Miami held Darren Evans, who rushed for a school-record 253 yards last week, to 43 yards on 17 carries.
"I thought we were going to do it," Taylor said. "We just didn't have enough time."
Robert Marve threw for 121 yards and rushed for 44 more for the Hurricanes, who won just five games last season and started 0-2 in the ACC this year -- yet have been the league's hottest team since.
And it was the defense that carried the 'Canes once again.
Miami ran 20 plays from scrimmage in the third quarter, compared with six by Virginia Tech -- which never advanced the ball farther than its own 18 in that period, adding to the Hurricanes' run of defensive dominance coming out of halftime.
Over the last five games, the Hurricanes' defense has been on the field for 76 plays in third quarters and given up a mere 139 yards, a paltry 1.8 yard-per-play average.
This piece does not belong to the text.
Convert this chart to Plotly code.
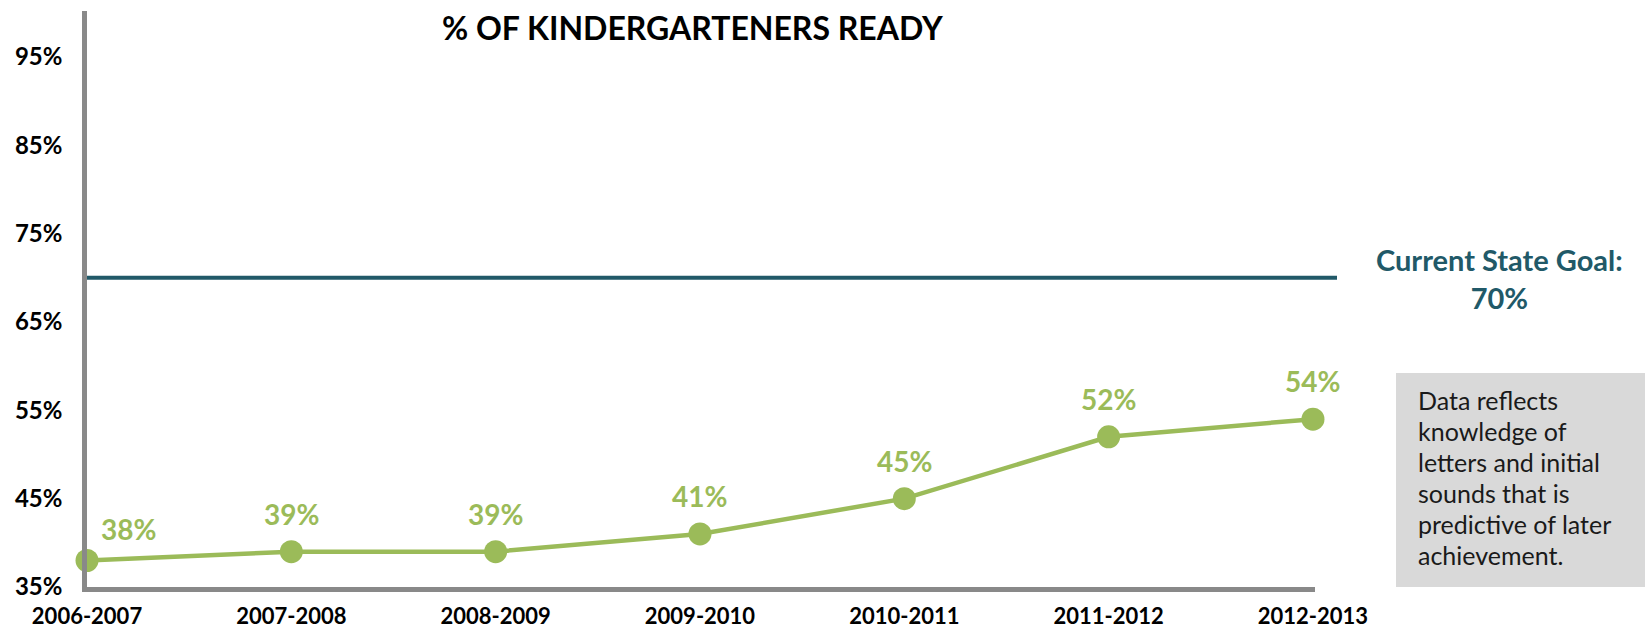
import plotly.graph_objects as go

years = ["2006-2007", "2007-2008", "2008-2009", "2009-2010", "2010-2011", "2011-2012", "2012-2013"]
ready = [38, 39, 39, 41, 45, 52, 54]
goal = 70
y_ticks = [35, 45, 55, 65, 75, 85, 95]
y_tick_text = ["35%", "45%", "55%", "65%", "75%", "85%", "95%"]
note_lines = ["Data reflects", "knowledge of", "letters and initial", "sounds that is", "predictive of later", "achievement."]

GREEN = "#9BBB59"
TEAL = "#215968"
GRAY = "#898989"
FONT = "Lato"

YMIN, YMAX = 35, 100.2
L, R, T, B = 87, 330, 11, 46
W, H = 1645, 633
PW, PH = W - L - R, H - T - B

def px_x(x):
    return (x - L) / PW

def px_y(y):
    return (H - B - y) / PH

xs = list(range(len(years)))

fig = go.Figure()
fig.add_trace(go.Scatter(
    x=xs, y=ready, mode="lines+markers",
    line=dict(color=GREEN, width=4.5),
    marker=dict(color=GREEN, size=23),
    cliponaxis=False, hoverinfo="skip", showlegend=False,
))

annotations = []
for i, v in enumerate(ready):
    annotations.append(dict(
        x=xs[i], y=v, xref="x", yref="y", text=f"{v}%", showarrow=False,
        xanchor="center", yanchor="middle",
        xshift=41 if i == 0 else 0, yshift=32 if i == 0 else 38,
        font=dict(family=FONT, size=28, color=GREEN, weight="bold"),
    ))

annotations.append(dict(
    x=px_x(692), y=px_y(27), xref="paper", yref="paper",
    text="% OF KINDERGARTENERS READY", showarrow=False,
    xanchor="center", yanchor="middle",
    font=dict(family=FONT, size=32, color="#000000", weight="bold"),
))

annotations.append(dict(
    x=px_x(1499), y=px_y(278), xref="paper", yref="paper",
    text=f"Current State Goal:<br>{goal}%", showarrow=False,
    xanchor="center", yanchor="middle", align="center",
    font=dict(family=FONT, size=29, color=TEAL, weight="bold"),
))

for k, line in enumerate(note_lines):
    annotations.append(dict(
        x=px_x(1416), y=px_y(400 + 31 * k), xref="paper", yref="paper",
        text=line, showarrow=False, xanchor="left", yanchor="middle",
        font=dict(family=FONT, size=25, color="#1a1a1a"),
    ))

goal_paper = (goal - YMIN) / (YMAX - YMIN)
shapes = [
    dict(type="line", xref="paper", yref="paper", x0=0, x1=px_x(1337),
         y0=goal_paper, y1=goal_paper, line=dict(color=TEAL, width=4)),
    dict(type="rect", xref="paper", yref="paper", x0=px_x(1396), x1=px_x(1650),
         y0=px_y(587), y1=px_y(373), fillcolor="#D9D9D9", line=dict(width=0),
         layer="below"),
]

fig.update_layout(
    width=W, height=H,
    margin=dict(l=L, r=R, t=T, b=B, autoexpand=False),
    paper_bgcolor="white", plot_bgcolor="white",
    annotations=annotations, shapes=shapes,
    xaxis=dict(
        range=[0, 6.01], tickvals=xs, ticktext=years, automargin=False,
        showgrid=False, zeroline=False, showline=True, linecolor=GRAY, linewidth=4.5,
        ticks="", ticklabelstandoff=6,
        tickfont=dict(family=FONT, size=22, color="#000000", weight="bold"),
    ),
    yaxis=dict(
        range=[YMIN, YMAX], tickvals=y_ticks, ticktext=y_tick_text, automargin=False,
        showgrid=False, zeroline=False, showline=True, linecolor=GRAY, linewidth=4.5,
        ticks="", ticklabelstandoff=15,
        tickfont=dict(family=FONT, size=24, color="#000000", weight="bold"),
    ),
)

fig.write_html(
    "out.html",
    config={"displayModeBar": False},
    post_script="document.body.style.margin='0';document.body.style.overflow='hidden';",
)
And with defense like that, Miami didn't mind settling for field goals to stretch the lead.
Bosher connected from 21 and 31 yards in the third quarter, then added a 23-yarder early in the fourth for a 16-7 Miami advantage.
Needing two scores at that point and with time running short, the Hokies looked for a big play -- and nearly got it. Taylor's pass to Dyrell Roberts on a stop-and-go route was perfect, but Roberts dropped the ball inside the Miami 20 with 7:34 left, a play where he could have easily beaten Chavez Grant for a touchdown.
Virginia Tech eventually got Taylor's second TD run on that drive -- but 4:06 after the big drop, time that the Hokies could have used at the end.
Not only was it senior night for 23 Hurricanes, but Miami added five players -- Jim Kelly, Cortez Kennedy, Jim Otto, Gino Torretta and Edgerrin James -- to its ring of honor in a halftime ceremony.
Four of those five were present for the party.
The fifth surely got a thrill watching in Arizona on television, when his cousin opened the scoring.
Javarris James -- who wears No. 5, just like Edgerrin James did for the Hurricanes -- capped a 76-yard, 12-play drive with a 3-yard touchdown burst late in the first quarter. Miami caught two big breaks on that march, one when Orion Martin was penalized 15 yards for a helmet-to-helmet hit against Marve on what was a failed third-down pass, the other when Marve's fumble inside the Virginia Tech 10 was recovered by Hurricanes receiver LaRon Byrd.
Taylor tied it in the second quarter with a 14-yard run, but the Hokies never clicked consistently on offense, and paid the price.
"They had that one drive where they scored a touchdown," Marve said. "But besides that, I think they went more backward than forward."